◆ WORK REQUIRED:
Each line from the line with "What matplotlib code" to the line with "from matplotlib.lines import Line2D", inclusive, is to be repeated exactly; no other line and no picture belongs in the copy.

━━ RECORD EXTRACTS ━━

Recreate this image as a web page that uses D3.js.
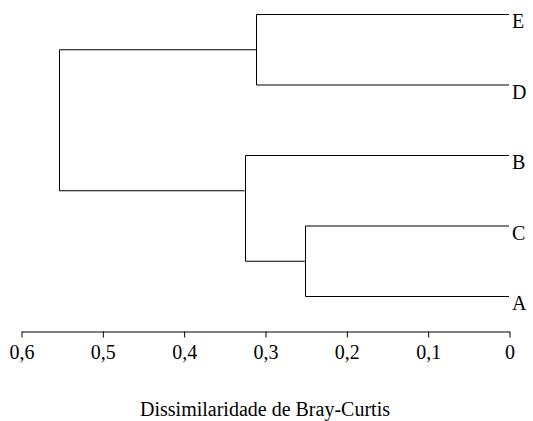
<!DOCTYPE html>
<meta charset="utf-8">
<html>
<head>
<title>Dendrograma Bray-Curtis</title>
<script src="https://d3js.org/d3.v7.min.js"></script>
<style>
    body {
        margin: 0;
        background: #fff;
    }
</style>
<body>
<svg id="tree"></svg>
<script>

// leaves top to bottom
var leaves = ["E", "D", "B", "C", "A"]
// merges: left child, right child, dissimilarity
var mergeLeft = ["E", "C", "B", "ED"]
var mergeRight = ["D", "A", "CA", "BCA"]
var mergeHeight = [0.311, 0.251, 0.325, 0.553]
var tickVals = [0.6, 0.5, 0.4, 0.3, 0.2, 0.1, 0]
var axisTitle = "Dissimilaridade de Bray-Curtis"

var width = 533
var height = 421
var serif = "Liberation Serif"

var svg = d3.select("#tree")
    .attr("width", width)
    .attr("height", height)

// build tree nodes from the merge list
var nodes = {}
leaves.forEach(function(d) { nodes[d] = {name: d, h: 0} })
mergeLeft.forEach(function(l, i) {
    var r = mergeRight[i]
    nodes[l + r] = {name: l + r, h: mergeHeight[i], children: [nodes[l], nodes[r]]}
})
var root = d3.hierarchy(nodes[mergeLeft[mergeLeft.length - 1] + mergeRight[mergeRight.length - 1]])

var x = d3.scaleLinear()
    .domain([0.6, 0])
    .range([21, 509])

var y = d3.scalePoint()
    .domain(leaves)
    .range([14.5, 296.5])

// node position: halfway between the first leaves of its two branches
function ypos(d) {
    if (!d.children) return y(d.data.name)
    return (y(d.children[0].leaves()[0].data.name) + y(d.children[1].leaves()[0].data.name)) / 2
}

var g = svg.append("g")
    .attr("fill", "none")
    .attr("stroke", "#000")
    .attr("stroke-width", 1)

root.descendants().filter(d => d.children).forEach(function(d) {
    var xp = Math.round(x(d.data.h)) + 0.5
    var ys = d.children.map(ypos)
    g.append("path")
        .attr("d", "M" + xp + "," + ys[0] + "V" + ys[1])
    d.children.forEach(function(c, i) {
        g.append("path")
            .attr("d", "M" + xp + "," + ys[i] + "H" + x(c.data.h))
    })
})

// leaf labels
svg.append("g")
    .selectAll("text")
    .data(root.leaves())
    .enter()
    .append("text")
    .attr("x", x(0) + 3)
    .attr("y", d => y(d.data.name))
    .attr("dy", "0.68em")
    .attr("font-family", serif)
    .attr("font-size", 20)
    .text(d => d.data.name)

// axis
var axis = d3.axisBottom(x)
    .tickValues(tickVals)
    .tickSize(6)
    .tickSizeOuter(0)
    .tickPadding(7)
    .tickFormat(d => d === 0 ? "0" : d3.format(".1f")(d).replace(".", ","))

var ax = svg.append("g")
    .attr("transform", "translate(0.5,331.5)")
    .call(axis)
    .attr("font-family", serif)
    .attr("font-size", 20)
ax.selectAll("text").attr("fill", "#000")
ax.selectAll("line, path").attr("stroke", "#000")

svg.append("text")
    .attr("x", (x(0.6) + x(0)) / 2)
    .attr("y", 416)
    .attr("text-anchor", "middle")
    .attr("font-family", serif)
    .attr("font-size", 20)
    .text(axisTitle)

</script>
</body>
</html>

━━━
━━ RECORD EXTRACTS ━━

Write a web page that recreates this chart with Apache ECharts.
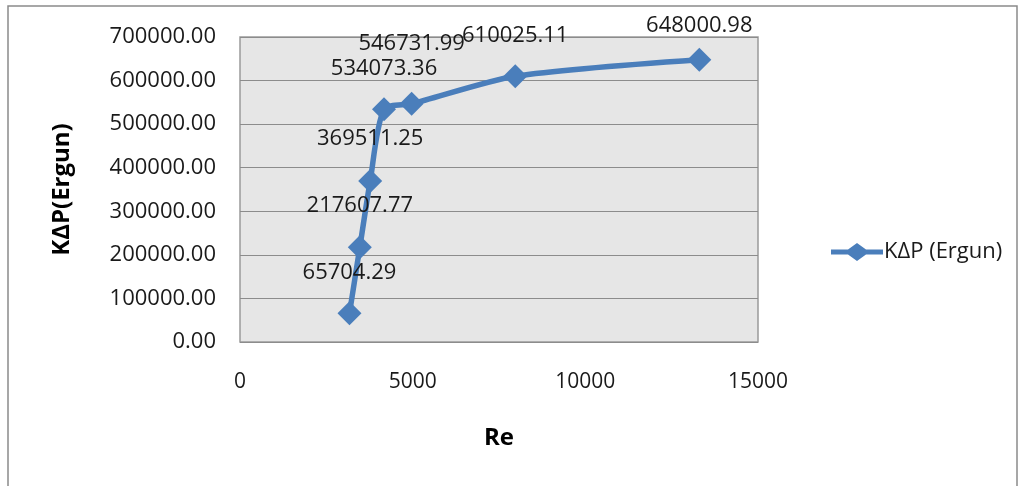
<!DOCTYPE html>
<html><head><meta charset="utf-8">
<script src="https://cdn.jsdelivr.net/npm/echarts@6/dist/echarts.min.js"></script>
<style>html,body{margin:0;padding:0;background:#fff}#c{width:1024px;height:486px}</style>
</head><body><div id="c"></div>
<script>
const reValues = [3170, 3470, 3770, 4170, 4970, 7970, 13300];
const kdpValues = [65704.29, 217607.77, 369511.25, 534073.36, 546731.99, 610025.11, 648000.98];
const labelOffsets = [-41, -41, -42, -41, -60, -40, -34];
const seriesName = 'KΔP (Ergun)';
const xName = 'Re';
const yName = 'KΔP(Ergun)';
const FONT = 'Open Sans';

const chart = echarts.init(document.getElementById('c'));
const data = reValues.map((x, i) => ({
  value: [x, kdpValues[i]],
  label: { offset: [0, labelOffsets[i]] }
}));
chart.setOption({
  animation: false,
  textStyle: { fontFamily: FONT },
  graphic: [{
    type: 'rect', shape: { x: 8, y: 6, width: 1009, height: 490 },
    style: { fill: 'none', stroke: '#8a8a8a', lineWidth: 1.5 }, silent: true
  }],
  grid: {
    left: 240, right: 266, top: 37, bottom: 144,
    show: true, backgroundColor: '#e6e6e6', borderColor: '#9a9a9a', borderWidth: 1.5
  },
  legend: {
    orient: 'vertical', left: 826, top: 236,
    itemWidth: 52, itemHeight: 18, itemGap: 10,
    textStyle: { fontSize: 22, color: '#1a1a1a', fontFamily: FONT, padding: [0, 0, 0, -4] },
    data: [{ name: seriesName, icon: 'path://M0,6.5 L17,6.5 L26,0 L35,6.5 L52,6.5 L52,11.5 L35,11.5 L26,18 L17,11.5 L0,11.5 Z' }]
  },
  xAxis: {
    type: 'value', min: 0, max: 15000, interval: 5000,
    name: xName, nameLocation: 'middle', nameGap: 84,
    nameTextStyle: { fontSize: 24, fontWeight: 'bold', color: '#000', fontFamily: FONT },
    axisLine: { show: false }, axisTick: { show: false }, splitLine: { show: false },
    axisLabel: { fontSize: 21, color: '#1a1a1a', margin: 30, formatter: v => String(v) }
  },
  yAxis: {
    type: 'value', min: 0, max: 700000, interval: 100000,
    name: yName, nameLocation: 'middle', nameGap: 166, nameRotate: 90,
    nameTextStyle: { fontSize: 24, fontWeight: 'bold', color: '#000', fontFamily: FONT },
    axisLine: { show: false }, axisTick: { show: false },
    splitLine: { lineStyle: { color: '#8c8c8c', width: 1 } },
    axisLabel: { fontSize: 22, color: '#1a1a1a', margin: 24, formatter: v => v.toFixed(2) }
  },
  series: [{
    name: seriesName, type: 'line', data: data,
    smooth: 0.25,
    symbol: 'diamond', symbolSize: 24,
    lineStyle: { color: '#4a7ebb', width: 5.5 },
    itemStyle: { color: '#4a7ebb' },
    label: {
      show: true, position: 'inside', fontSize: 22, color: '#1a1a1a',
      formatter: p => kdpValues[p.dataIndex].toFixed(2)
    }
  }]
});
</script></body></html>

━━━
━━ RECORD EXTRACTS ━━

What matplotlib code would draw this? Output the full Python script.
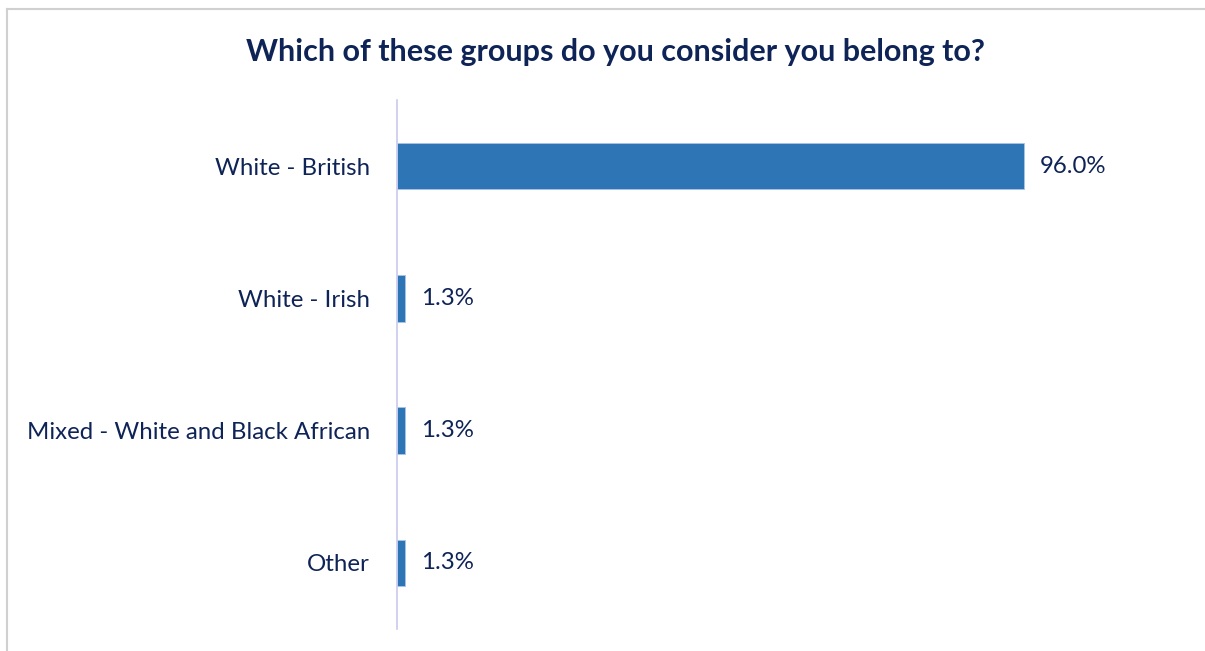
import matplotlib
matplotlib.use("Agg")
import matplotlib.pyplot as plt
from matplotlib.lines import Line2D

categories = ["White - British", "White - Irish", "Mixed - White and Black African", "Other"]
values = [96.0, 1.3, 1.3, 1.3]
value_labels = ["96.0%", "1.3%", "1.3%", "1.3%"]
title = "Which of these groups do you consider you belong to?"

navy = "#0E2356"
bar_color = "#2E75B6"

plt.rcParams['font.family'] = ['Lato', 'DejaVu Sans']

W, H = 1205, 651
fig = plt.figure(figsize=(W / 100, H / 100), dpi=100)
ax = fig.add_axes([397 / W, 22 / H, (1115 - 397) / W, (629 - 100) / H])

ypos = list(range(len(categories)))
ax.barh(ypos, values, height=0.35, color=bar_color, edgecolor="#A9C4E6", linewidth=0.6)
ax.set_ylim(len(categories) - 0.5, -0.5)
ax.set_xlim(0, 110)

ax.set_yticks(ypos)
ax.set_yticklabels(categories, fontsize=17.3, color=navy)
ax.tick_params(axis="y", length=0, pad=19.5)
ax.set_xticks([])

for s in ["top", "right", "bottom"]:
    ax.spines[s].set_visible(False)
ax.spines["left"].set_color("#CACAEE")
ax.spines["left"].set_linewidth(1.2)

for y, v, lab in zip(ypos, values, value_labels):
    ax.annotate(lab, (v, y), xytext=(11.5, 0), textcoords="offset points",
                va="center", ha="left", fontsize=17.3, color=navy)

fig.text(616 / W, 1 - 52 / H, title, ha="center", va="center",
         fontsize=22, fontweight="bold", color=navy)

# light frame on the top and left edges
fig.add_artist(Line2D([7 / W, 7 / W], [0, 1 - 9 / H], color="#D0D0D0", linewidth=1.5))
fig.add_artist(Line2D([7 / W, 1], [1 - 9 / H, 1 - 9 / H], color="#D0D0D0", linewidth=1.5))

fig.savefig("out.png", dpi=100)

━━━

◆ RESULT BELOW:
What matplotlib code would draw this? Output the full Python script.
import matplotlib
matplotlib.use("Agg")
import matplotlib.pyplot as plt
from matplotlib.lines import Line2D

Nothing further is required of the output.